5. The current pointer does not change position, but it is now pointing at the new element that was inserted in the earlier step.

If the incoming pointer manages to step through the remaining of the list without introducing a change, we advance the current pointer (and incomingpointer re-initialized to the position next to it), and repeat the process again.

The process ends after the algorithm is done comparing the last 2 elements, and then returns the sorted pages as the result. Then, we can proceed to assemble whatever we have for part 2:

def part2(input: str) -> int:
    rules, pages_list = parse(input)

    return sum(
        get_middle(sort_pages(rules, pages))
        for pages in pages_list
        if check_pages(rules, pages) is False
    )

The code for both parts are similar. It is just a slight modification to part1, just some variation in the filter clause, and get_middle receives a sorted list instead.
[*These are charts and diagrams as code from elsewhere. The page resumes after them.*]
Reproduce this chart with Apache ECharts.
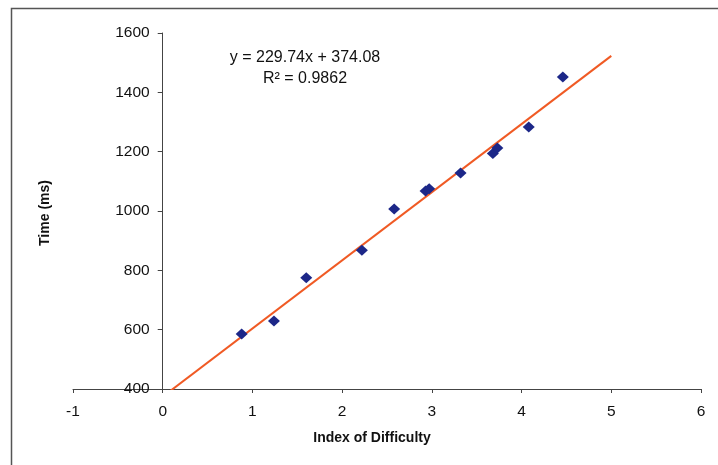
<!DOCTYPE html>
<html>
<head>
<meta charset="utf-8">
<title>Time vs Index of Difficulty</title>
<script src="https://cdn.jsdelivr.net/npm/echarts@6/dist/echarts.min.js"></script>
<style>
  html, body { margin: 0; padding: 0; background: #fff; }
  #chart { width: 718px; height: 465px; }
</style>
</head>
<body>
<div id="chart"></div>
<script>
// Measured trials: index of difficulty (bits) and movement time (ms)
const indexOfDifficulty = [0.88, 1.24, 1.60, 2.22, 2.58, 2.93, 2.97, 3.32, 3.68, 3.73, 4.08, 4.46];
const timeMs = [585, 629, 775, 868, 1007, 1067, 1075, 1128, 1194, 1212, 1283, 1452];

// Linear fit reported on the chart
const fitSlope = 229.74;
const fitIntercept = 374.08;
const fitR2 = 0.9862;
const fitRangeX = [0, 5];

// Axis ranges / ticks
const xTicks = [-1, 0, 1, 2, 3, 4, 5, 6];
const yTicks = [400, 600, 800, 1000, 1200, 1400, 1600];

const points = indexOfDifficulty.map((x, i) => [x, timeMs[i]]);
const fitLine = fitRangeX.map(x => [x, fitSlope * x + fitIntercept]);

const font = '"Liberation Sans", Arial, sans-serif';
const gridLeft = 73, gridRight = 17;
const chartWidth = 718;
// the value axis sits at x = 0, i.e. one unit right of the grid's left edge
const unitPx = (chartWidth - gridLeft - gridRight) / (xTicks[xTicks.length - 1] - xTicks[0]);
const yAxisShift = -(0 - xTicks[0]) * unitPx;

const chart = echarts.init(document.getElementById('chart'), null, { renderer: 'canvas' });

chart.setOption({
  animation: false,
  backgroundColor: '#ffffff',
  grid: { left: gridLeft, right: gridRight, top: 33, bottom: 76, containLabel: false },
  xAxis: {
    type: 'value',
    min: xTicks[0],
    max: xTicks[xTicks.length - 1],
    interval: 1,
    axisLine: { show: true, onZero: false, lineStyle: { color: '#444', width: 1 } },
    axisTick: { show: true, length: 4, inside: false, lineStyle: { color: '#444' } },
    axisLabel: { margin: 15, color: '#111', fontSize: 15.5, fontFamily: font },
    splitLine: { show: false }
  },
  yAxis: {
    type: 'value',
    min: yTicks[0],
    max: yTicks[yTicks.length - 1],
    interval: 200,
    offset: yAxisShift,
    axisLine: { show: true, onZero: false, lineStyle: { color: '#444', width: 1 } },
    axisTick: { show: true, length: 5, inside: false, lineStyle: { color: '#444' } },
    axisLabel: {
      margin: 13, color: '#111', fontSize: 15.5, fontFamily: font,
      formatter: v => String(v)
    },
    splitLine: { show: false }
  },
  series: [
    {
      type: 'line',
      data: fitLine,
      clip: true,
      showSymbol: false,
      symbol: 'none',
      lineStyle: { color: '#f05a24', width: 2 },
      z: 2,
      silent: true
    },
    {
      type: 'scatter',
      data: points,
      symbol: 'diamond',
      symbolSize: [12, 11],
      itemStyle: { color: '#1c2788', opacity: 1 },
      z: 3
    }
  ],
  graphic: [
    {
      type: 'rect',
      left: 9, top: 6,
      shape: { x: 0, y: 0, width: 720, height: 470 },
      style: { fill: 'none', stroke: '#555', lineWidth: 1.5 },
      silent: true
    },
    {
      type: 'text',
      x: 305, y: 58,
      style: {
        text: 'y = ' + fitSlope.toFixed(2) + 'x + ' + fitIntercept.toFixed(2),
        fill: '#111', font: '16px ' + font,
        textAlign: 'center', textVerticalAlign: 'middle'
      }
    },
    {
      type: 'text',
      x: 305, y: 79,
      style: {
        text: 'R² = ' + fitR2.toFixed(4),
        fill: '#111', font: '16px ' + font,
        textAlign: 'center', textVerticalAlign: 'middle'
      }
    },
    {
      type: 'text',
      x: 372, y: 438,
      style: {
        text: 'Index of Difficulty',
        fill: '#111', font: 'bold 14px ' + font,
        textAlign: 'center', textVerticalAlign: 'middle'
      }
    },
    {
      type: 'text',
      x: 45, y: 213,
      rotation: Math.PI / 2,
      style: {
        text: 'Time (ms)',
        fill: '#111', font: 'bold 14px ' + font,
        textAlign: 'center', textVerticalAlign: 'middle'
      }
    }
  ]
});
</script>
</body>
</html>
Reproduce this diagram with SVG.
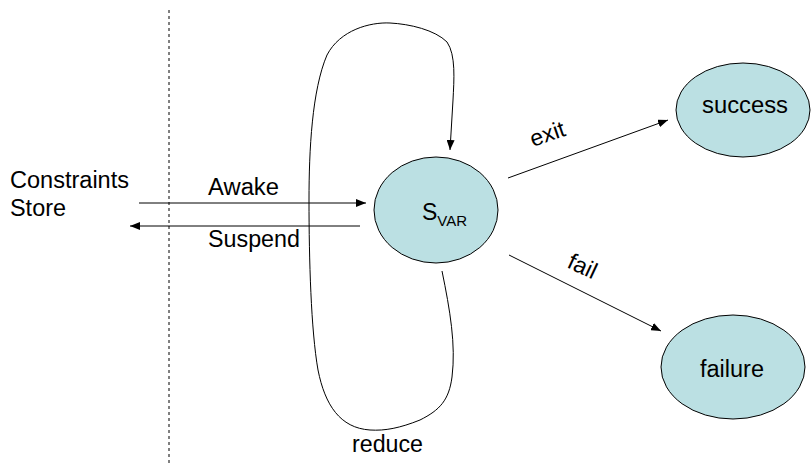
<svg xmlns="http://www.w3.org/2000/svg" width="812" height="475" viewBox="0 0 812 475">
<style>
text{font-family:"Liberation Sans",Arial,sans-serif;font-size:23px;fill:#000}
.node{fill:#BBE0E3;stroke:#000;stroke-width:1}
.edge{fill:none;stroke:#000;stroke-width:1}
</style>
<defs>
<marker id="ah" markerWidth="10" markerHeight="8" refX="10" refY="4" orient="auto" markerUnits="userSpaceOnUse">
<path d="M0,0 L10,4 L0,8 Z" fill="#000"/>
</marker>
</defs>
<rect width="812" height="475" fill="#fff"/>
<line x1="169" y1="10" x2="169" y2="466" stroke="#000" stroke-width="1" stroke-dasharray="3,3"/>
<g id="store">
<text x="10" y="188" textLength="119" lengthAdjust="spacingAndGlyphs">Constraints</text>
<text x="10" y="216" textLength="56" lengthAdjust="spacingAndGlyphs">Store</text>
</g>
<g id="connectors">
<line class="edge" x1="139" y1="203" x2="366" y2="203" marker-end="url(#ah)"/>
<line class="edge" x1="360" y1="226" x2="130" y2="226" marker-end="url(#ah)"/>
<path class="edge" d="M442,271 C450,310 456,345 452,377 C449,400 440,410 420,420 C400,428 385,431 370,430 C340,428 325,405 318,370 C311,330 309,260 309,200 C309,150 312,90 327,55 C340,30 370,22 390,23 C410,24 435,30 447,42 C456,55 454,80 453,100 L450,150" marker-end="url(#ah)"/>
<line class="edge" x1="508" y1="178" x2="668" y2="120" marker-end="url(#ah)"/>
<line class="edge" x1="509" y1="255" x2="661" y2="331" marker-end="url(#ah)"/>
<text x="208" y="195" textLength="71" lengthAdjust="spacingAndGlyphs">Awake</text>
<text x="208" y="247" textLength="92" lengthAdjust="spacingAndGlyphs">Suspend</text>
<text x="352" y="452" textLength="71" lengthAdjust="spacingAndGlyphs">reduce</text>
<text transform="translate(533,147) rotate(-19)">exit</text>
<text transform="translate(566,267) rotate(25)">fail</text>
</g>
<g id="svar">
<ellipse class="node" cx="436" cy="210" rx="62" ry="53"/>
<text x="422" y="220">S<tspan font-size="15" y="226">VAR</tspan></text>
</g>
<g id="success">
<ellipse class="node" cx="743" cy="110" rx="67" ry="47"/>
<text x="702" y="113" textLength="86" lengthAdjust="spacingAndGlyphs">success</text>
</g>
<g id="failure">
<ellipse class="node" cx="733" cy="367" rx="72" ry="52"/>
<text x="700" y="377" textLength="64" lengthAdjust="spacingAndGlyphs">failure</text>
</g>
</svg>
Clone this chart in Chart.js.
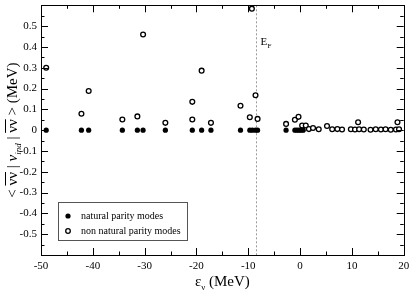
<!DOCTYPE html>
<html>
<head>
<meta charset="utf-8">
<script src="https://cdn.jsdelivr.net/npm/chart.js@4/dist/chart.umd.min.js"></script>
<style>
  html, body { margin: 0; padding: 0; background: #fff; }
  #wrap { width: 409px; height: 294px; }
</style>
</head>
<body>
<div id="wrap"><canvas id="grafica"></canvas></div>
<script>
// natural parity modes: all sit at zero
const naturalX = [-49.0, -42.2, -40.8, -34.3, -31.4, -30.3, -26.0, -20.8, -19.0, -17.2,
  -11.5, -9.7, -9.2, -8.6, -8.2, -2.7, -1.0, -0.6, -0.2, 0.2, 0.6];
// non natural parity modes
const nonNaturalX = [-49.0, -42.2, -40.8, -34.3, -31.4, -30.3, -26.0, -20.8, -20.8, -19.0,
  -17.2, -11.5, -9.7, -9.3, -8.6, -8.2, -2.7, -1.0, -0.3, 0.4, 1.1, 1.7, 2.5, 3.6, 5.2,
  6.2, 7.2, 8.1, 9.8, 10.6, 11.2, 11.4, 12.3, 13.6, 14.6, 15.6, 16.5, 17.5, 18.5, 18.8, 19.1];
const nonNaturalY = [0.30, 0.079, 0.188, 0.051, 0.066, 0.46, 0.035, 0.136, 0.051, 0.286,
  0.035, 0.117, 0.062, 0.584, 0.168, 0.054, 0.03, 0.05, 0.064, 0.022, 0.022, 0.005, 0.01, 0.004, 0.02,
  0.004, 0.005, 0.003, 0.004, 0.003, 0.038, 0.004, 0.003, 0.002, 0.004, 0.003, 0.004, 0.002, 0.003, 0.038, 0.004];
const fermiEnergy = -8.6;
const xRange = [-50, 20];
const yRange = [-0.6, 0.6];

const serif = '"Liberation Serif", "DejaVu Serif", serif';

const naturalPts = naturalX.map(x => ({ x: x, y: 0 }));
const nonNaturalPts = nonNaturalX.map((x, i) => ({ x: x, y: nonNaturalY[i] }));

// marcos, ticks hacia dentro, etiquetas y leyenda
const decor = {
  id: 'decor',
  beforeDatasetsDraw(chart) {
    const ctx = chart.ctx, a = chart.chartArea;
    const xs = chart.scales.x;
    const px = xs.getPixelForValue(fermiEnergy);
    ctx.save();
    ctx.strokeStyle = '#9a9a9a';
    ctx.lineWidth = 1;
    ctx.setLineDash([2, 2]);
    ctx.beginPath();
    ctx.moveTo(Math.round(px) + 0.5, a.top);
    ctx.lineTo(Math.round(px) + 0.5, a.bottom);
    ctx.stroke();
    ctx.restore();
  },
  afterDraw(chart) {
    const ctx = chart.ctx, a = chart.chartArea;
    const xs = chart.scales.x, ys = chart.scales.y;
    ctx.save();
    ctx.strokeStyle = '#000';
    ctx.lineWidth = 1;
    ctx.strokeRect(Math.round(a.left) + 0.5, Math.round(a.top) + 0.5,
      Math.round(a.right - a.left), Math.round(a.bottom - a.top));
    ctx.beginPath();
    for (let v = xRange[0]; v <= xRange[1]; v += 5) {
      const p = Math.round(xs.getPixelForValue(v)) + 0.5;
      const len = (v % 10 === 0) ? 7 : 3.5;
      ctx.moveTo(p, a.bottom); ctx.lineTo(p, a.bottom - len);
      ctx.moveTo(p, a.top); ctx.lineTo(p, a.top + len);
    }
    for (let k = -12; k <= 12; k++) {
      const v = k * 0.05;
      const p = Math.round(ys.getPixelForValue(v)) + 0.5;
      const len = (k % 2 === 0) ? 7 : 3.5;
      ctx.moveTo(a.left, p); ctx.lineTo(a.left + len, p);
      ctx.moveTo(a.right, p); ctx.lineTo(a.right - len, p);
    }
    ctx.stroke();

    // E_F
    const pf = xs.getPixelForValue(fermiEnergy);
    ctx.fillStyle = '#000';
    ctx.textBaseline = 'alphabetic';
    ctx.font = '11px ' + serif;
    ctx.fillText('E', pf + 5, 45);
    ctx.font = '7px ' + serif;
    ctx.fillText('F', pf + 12, 48);

    // titulo eje x
    const cx = (a.left + a.right) / 2;
    ctx.font = '15px ' + serif;
    const w1 = ctx.measureText('ε').width;
    ctx.font = '9px ' + serif;
    const w2 = ctx.measureText('ν').width;
    ctx.font = '15px ' + serif;
    const w3 = ctx.measureText(' (MeV)').width;
    let sx = cx - (w1 + w2 + w3) / 2;
    ctx.fillText('ε', sx, 286);
    ctx.font = '9px ' + serif;
    ctx.fillText('ν', sx + w1, 290);
    ctx.font = '15px ' + serif;
    ctx.fillText(' (MeV)', sx + w1 + w2, 286);

    // titulo eje y
    ctx.translate(17, (a.top + a.bottom) / 2);
    ctx.rotate(-Math.PI / 2);
    const parts = [
      { t: '< ', f: '15px ' + serif, dy: 0 },
      { t: 'νν', f: '15px ' + serif, dy: 0, bar: true },
      { t: ' | ', f: '15px ' + serif, dy: 0 },
      { t: 'v', f: 'italic 15px ' + serif, dy: 0 },
      { t: 'ind', f: 'italic 9px ' + serif, dy: 4 },
      { t: ' | ', f: '15px ' + serif, dy: 0 },
      { t: 'νν', f: '15px ' + serif, dy: 0, bar: true },
      { t: ' > (MeV)', f: '15px ' + serif, dy: 0 }
    ];
    let tw = 0;
    parts.forEach(p => { ctx.font = p.f; p.w = ctx.measureText(p.t).width; tw += p.w; });
    let tx = -tw / 2;
    parts.forEach(p => {
      ctx.font = p.f;
      ctx.fillText(p.t, tx, p.dy);
      if (p.bar) {
        ctx.beginPath();
        ctx.moveTo(tx, -11.5); ctx.lineTo(tx + p.w, -11.5);
        ctx.stroke();
      }
      tx += p.w;
    });
    ctx.setTransform(1, 0, 0, 1, 0, 0);

    // leyenda
    ctx.fillStyle = '#fff';
    ctx.fillRect(58, 202, 129, 38);
    ctx.strokeStyle = '#555';
    ctx.strokeRect(58.5, 202.5, 129, 38);
    ctx.fillStyle = '#000';
    ctx.beginPath();
    ctx.arc(68, 216, 2.6, 0, Math.PI * 2);
    ctx.fill();
    ctx.strokeStyle = '#000';
    ctx.lineWidth = 1.3;
    ctx.beginPath();
    ctx.arc(68, 231, 2.3, 0, Math.PI * 2);
    ctx.stroke();
    ctx.font = '10px ' + serif;
    ctx.textBaseline = 'middle';
    ctx.fillText('natural parity modes', 81, 216);
    ctx.fillText('non natural parity modes', 81, 231);
    ctx.restore();
  }
};

new Chart(document.getElementById('grafica'), {
  type: 'scatter',
  data: {
    datasets: [
      {
        label: 'non natural parity modes',
        data: nonNaturalPts,
        pointStyle: 'circle',
        pointRadius: 2.4,
        pointBorderWidth: 1.3,
        pointBackgroundColor: '#fff',
        pointBorderColor: '#000'
      },
      {
        label: 'natural parity modes',
        data: naturalPts,
        pointStyle: 'circle',
        pointRadius: 2.6,
        pointBorderWidth: 0,
        pointBackgroundColor: '#000',
        pointBorderColor: '#000'
      }
    ]
  },
  options: {
    responsive: true,
    maintainAspectRatio: false,
    animation: false,
    layout: { padding: { top: 0, right: 4, left: 0, bottom: 0 } },
    plugins: { legend: { display: false }, tooltip: { enabled: false } },
    scales: {
      x: {
        type: 'linear',
        min: xRange[0], max: xRange[1],
        grid: { display: false, drawTicks: false },
        border: { display: false },
        afterFit: s => { s.height = 39; s.paddingLeft = 0; s.paddingRight = 0; },
        afterBuildTicks: s => {
          s.ticks = [];
          for (let v = xRange[0]; v <= xRange[1]; v += 10) s.ticks.push({ value: v });
        },
        ticks: {
          padding: 5,
          maxRotation: 0,
          color: '#000',
          font: { family: serif, size: 11 },
          callback: v => String(v)
        }
      },
      y: {
        type: 'linear',
        min: yRange[0], max: yRange[1],
        grid: { display: false, drawTicks: false },
        border: { display: false },
        afterFit: s => { s.width = 41; s.paddingTop = 0; s.paddingBottom = 0; },
        afterBuildTicks: s => {
          s.ticks = [];
          for (let k = -5; k <= 5; k++) s.ticks.push({ value: k / 10 });
        },
        ticks: {
          padding: 4,
          color: '#000',
          font: { family: serif, size: 11 },
          callback: v => (Math.abs(v) < 1e-9 ? '0' : (Math.round(v * 10) / 10).toString())
        }
      }
    }
  },
  plugins: [decor]
});
</script>
</body>
</html>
Essentially, if is as if I am assembling an answer out of building blocks in the shape of functions, in a slightly different combination.

While this is still not exactly an efficient algorithm, as the time complexity is close to O(n^2). According to the cascade AI-companion in windsurf, the algorithm resembles the insertion sort in some ways (yeah, this is when the AI tool is useful, providing explanation to algorithms).

That’s it for today, I am glad that the algorithm works fine, though my life is currently a mess (just pulled out from a project due to funding issues). Hopefully things get better as time passes, and I shall write again, next week.